* _Task statement_
All of the lines below are to be printed again exactly; images are excluded from the output.

┌─ Dataset content

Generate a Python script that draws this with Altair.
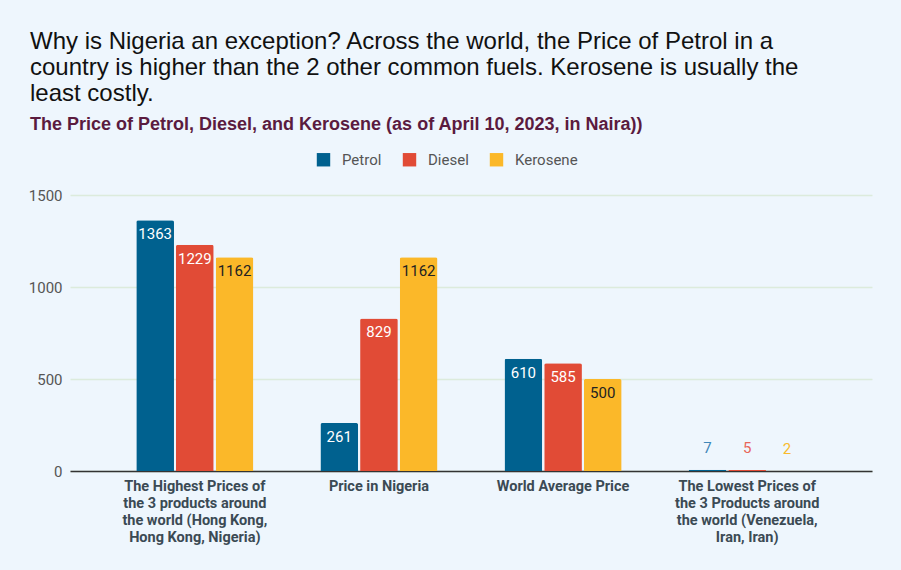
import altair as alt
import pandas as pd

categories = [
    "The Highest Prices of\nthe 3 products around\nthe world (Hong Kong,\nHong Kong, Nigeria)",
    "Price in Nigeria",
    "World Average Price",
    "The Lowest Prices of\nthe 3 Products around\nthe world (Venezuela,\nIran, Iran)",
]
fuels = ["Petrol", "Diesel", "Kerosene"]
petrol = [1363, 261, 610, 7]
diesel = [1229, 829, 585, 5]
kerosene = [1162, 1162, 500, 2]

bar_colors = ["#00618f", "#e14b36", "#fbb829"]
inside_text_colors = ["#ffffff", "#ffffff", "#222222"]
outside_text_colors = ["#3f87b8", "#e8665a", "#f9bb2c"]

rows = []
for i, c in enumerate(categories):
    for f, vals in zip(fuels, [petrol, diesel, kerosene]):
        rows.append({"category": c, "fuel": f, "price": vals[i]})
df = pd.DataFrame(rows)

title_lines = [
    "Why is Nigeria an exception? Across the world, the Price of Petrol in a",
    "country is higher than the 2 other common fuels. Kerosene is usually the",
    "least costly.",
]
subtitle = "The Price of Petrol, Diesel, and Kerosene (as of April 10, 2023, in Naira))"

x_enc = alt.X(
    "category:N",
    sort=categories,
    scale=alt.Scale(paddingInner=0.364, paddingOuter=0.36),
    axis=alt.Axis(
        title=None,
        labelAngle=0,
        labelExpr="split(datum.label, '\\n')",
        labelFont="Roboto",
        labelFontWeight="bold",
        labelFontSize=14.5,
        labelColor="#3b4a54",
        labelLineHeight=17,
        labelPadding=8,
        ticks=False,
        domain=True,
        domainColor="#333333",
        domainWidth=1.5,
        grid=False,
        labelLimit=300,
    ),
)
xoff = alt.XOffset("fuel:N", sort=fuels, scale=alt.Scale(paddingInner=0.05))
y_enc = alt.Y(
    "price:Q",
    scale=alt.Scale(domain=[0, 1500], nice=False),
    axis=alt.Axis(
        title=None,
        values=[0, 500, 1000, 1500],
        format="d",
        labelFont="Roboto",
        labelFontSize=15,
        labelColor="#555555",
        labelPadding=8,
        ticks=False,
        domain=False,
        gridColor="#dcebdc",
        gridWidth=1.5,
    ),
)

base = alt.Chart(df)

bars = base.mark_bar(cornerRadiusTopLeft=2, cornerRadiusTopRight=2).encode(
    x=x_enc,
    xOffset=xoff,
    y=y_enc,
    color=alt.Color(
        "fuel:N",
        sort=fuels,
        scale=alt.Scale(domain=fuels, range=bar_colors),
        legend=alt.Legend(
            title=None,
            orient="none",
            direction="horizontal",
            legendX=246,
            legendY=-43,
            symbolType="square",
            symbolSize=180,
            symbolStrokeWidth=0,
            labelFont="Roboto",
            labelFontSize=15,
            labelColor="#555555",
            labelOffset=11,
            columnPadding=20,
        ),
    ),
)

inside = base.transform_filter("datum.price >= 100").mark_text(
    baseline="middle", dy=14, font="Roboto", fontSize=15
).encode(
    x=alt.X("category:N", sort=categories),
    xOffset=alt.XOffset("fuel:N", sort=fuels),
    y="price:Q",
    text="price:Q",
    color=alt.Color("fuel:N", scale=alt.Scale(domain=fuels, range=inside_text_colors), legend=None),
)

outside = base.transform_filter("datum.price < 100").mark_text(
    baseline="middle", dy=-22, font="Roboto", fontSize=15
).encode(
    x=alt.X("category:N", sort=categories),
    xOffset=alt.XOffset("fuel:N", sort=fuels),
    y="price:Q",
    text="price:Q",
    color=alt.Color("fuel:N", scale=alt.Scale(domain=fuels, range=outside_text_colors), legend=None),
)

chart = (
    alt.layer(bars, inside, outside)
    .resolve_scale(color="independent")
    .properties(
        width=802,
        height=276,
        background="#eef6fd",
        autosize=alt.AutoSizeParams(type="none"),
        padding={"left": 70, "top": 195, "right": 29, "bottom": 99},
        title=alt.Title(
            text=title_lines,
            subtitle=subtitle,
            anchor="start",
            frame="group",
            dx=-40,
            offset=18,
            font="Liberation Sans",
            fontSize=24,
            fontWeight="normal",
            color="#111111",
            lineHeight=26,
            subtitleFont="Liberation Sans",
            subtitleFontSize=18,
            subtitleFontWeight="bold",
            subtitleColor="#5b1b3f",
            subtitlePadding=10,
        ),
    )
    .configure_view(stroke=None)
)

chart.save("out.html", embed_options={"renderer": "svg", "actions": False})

└─

* _Exercise response_
Generate a Python script that draws this with Altair.
import altair as alt
import pandas as pd

categories = [
    "The Highest Prices of\nthe 3 products around\nthe world (Hong Kong,\nHong Kong, Nigeria)",
    "Price in Nigeria",
    "World Average Price",
    "The Lowest Prices of\nthe 3 Products around\nthe world (Venezuela,\nIran, Iran)",
]
fuels = ["Petrol", "Diesel", "Kerosene"]
petrol = [1363, 261, 610, 7]
diesel = [1229, 829, 585, 5]
kerosene = [1162, 1162, 500, 2]

bar_colors = ["#00618f", "#e14b36", "#fbb829"]
inside_text_colors = ["#ffffff", "#ffffff", "#222222"]
outside_text_colors = ["#3f87b8", "#e8665a", "#f9bb2c"]

rows = []
for i, c in enumerate(categories):
    for f, vals in zip(fuels, [petrol, diesel, kerosene]):
        rows.append({"category": c, "fuel": f, "price": vals[i]})
df = pd.DataFrame(rows)

title_lines = [
    "Why is Nigeria an exception? Across the world, the Price of Petrol in a",
    "country is higher than the 2 other common fuels. Kerosene is usually the",
    "least costly.",
]
subtitle = "The Price of Petrol, Diesel, and Kerosene (as of April 10, 2023, in Naira))"

x_enc = alt.X(
    "category:N",
    sort=categories,
    scale=alt.Scale(paddingInner=0.364, paddingOuter=0.36),
    axis=alt.Axis(
        title=None,
        labelAngle=0,
        labelExpr="split(datum.label, '\\n')",
        labelFont="Roboto",
        labelFontWeight="bold",
        labelFontSize=14.5,
        labelColor="#3b4a54",
        labelLineHeight=17,
        labelPadding=8,
        ticks=False,
        domain=True,
        domainColor="#333333",
        domainWidth=1.5,
        grid=False,
        labelLimit=300,
    ),
)
xoff = alt.XOffset("fuel:N", sort=fuels, scale=alt.Scale(paddingInner=0.05))
y_enc = alt.Y(
    "price:Q",
    scale=alt.Scale(domain=[0, 1500], nice=False),
    axis=alt.Axis(
        title=None,
        values=[0, 500, 1000, 1500],
        format="d",
        labelFont="Roboto",
        labelFontSize=15,
        labelColor="#555555",
        labelPadding=8,
        ticks=False,
        domain=False,
        gridColor="#dcebdc",
        gridWidth=1.5,
    ),
)

base = alt.Chart(df)

bars = base.mark_bar(cornerRadiusTopLeft=2, cornerRadiusTopRight=2).encode(
    x=x_enc,
    xOffset=xoff,
    y=y_enc,
    color=alt.Color(
        "fuel:N",
        sort=fuels,
        scale=alt.Scale(domain=fuels, range=bar_colors),
        legend=alt.Legend(
            title=None,
            orient="none",
            direction="horizontal",
            legendX=246,
            legendY=-43,
            symbolType="square",
            symbolSize=180,
            symbolStrokeWidth=0,
            labelFont="Roboto",
            labelFontSize=15,
            labelColor="#555555",
            labelOffset=11,
            columnPadding=20,
        ),
    ),
)

inside = base.transform_filter("datum.price >= 100").mark_text(
    baseline="middle", dy=14, font="Roboto", fontSize=15
).encode(
    x=alt.X("category:N", sort=categories),
    xOffset=alt.XOffset("fuel:N", sort=fuels),
    y="price:Q",
    text="price:Q",
    color=alt.Color("fuel:N", scale=alt.Scale(domain=fuels, range=inside_text_colors), legend=None),
)

outside = base.transform_filter("datum.price < 100").mark_text(
    baseline="middle", dy=-22, font="Roboto", fontSize=15
).encode(
    x=alt.X("category:N", sort=categories),
    xOffset=alt.XOffset("fuel:N", sort=fuels),
    y="price:Q",
    text="price:Q",
    color=alt.Color("fuel:N", scale=alt.Scale(domain=fuels, range=outside_text_colors), legend=None),
)

chart = (
    alt.layer(bars, inside, outside)
    .resolve_scale(color="independent")
    .properties(
        width=802,
        height=276,
        background="#eef6fd",
        autosize=alt.AutoSizeParams(type="none"),
        padding={"left": 70, "top": 195, "right": 29, "bottom": 99},
        title=alt.Title(
            text=title_lines,
            subtitle=subtitle,
            anchor="start",
            frame="group",
            dx=-40,
            offset=18,
            font="Liberation Sans",
            fontSize=24,
            fontWeight="normal",
            color="#111111",
            lineHeight=26,
            subtitleFont="Liberation Sans",
            subtitleFontSize=18,
            subtitleFontWeight="bold",
            subtitleColor="#5b1b3f",
            subtitlePadding=10,
        ),
    )
    .configure_view(stroke=None)
)

chart.save("out.html", embed_options={"renderer": "svg", "actions": False})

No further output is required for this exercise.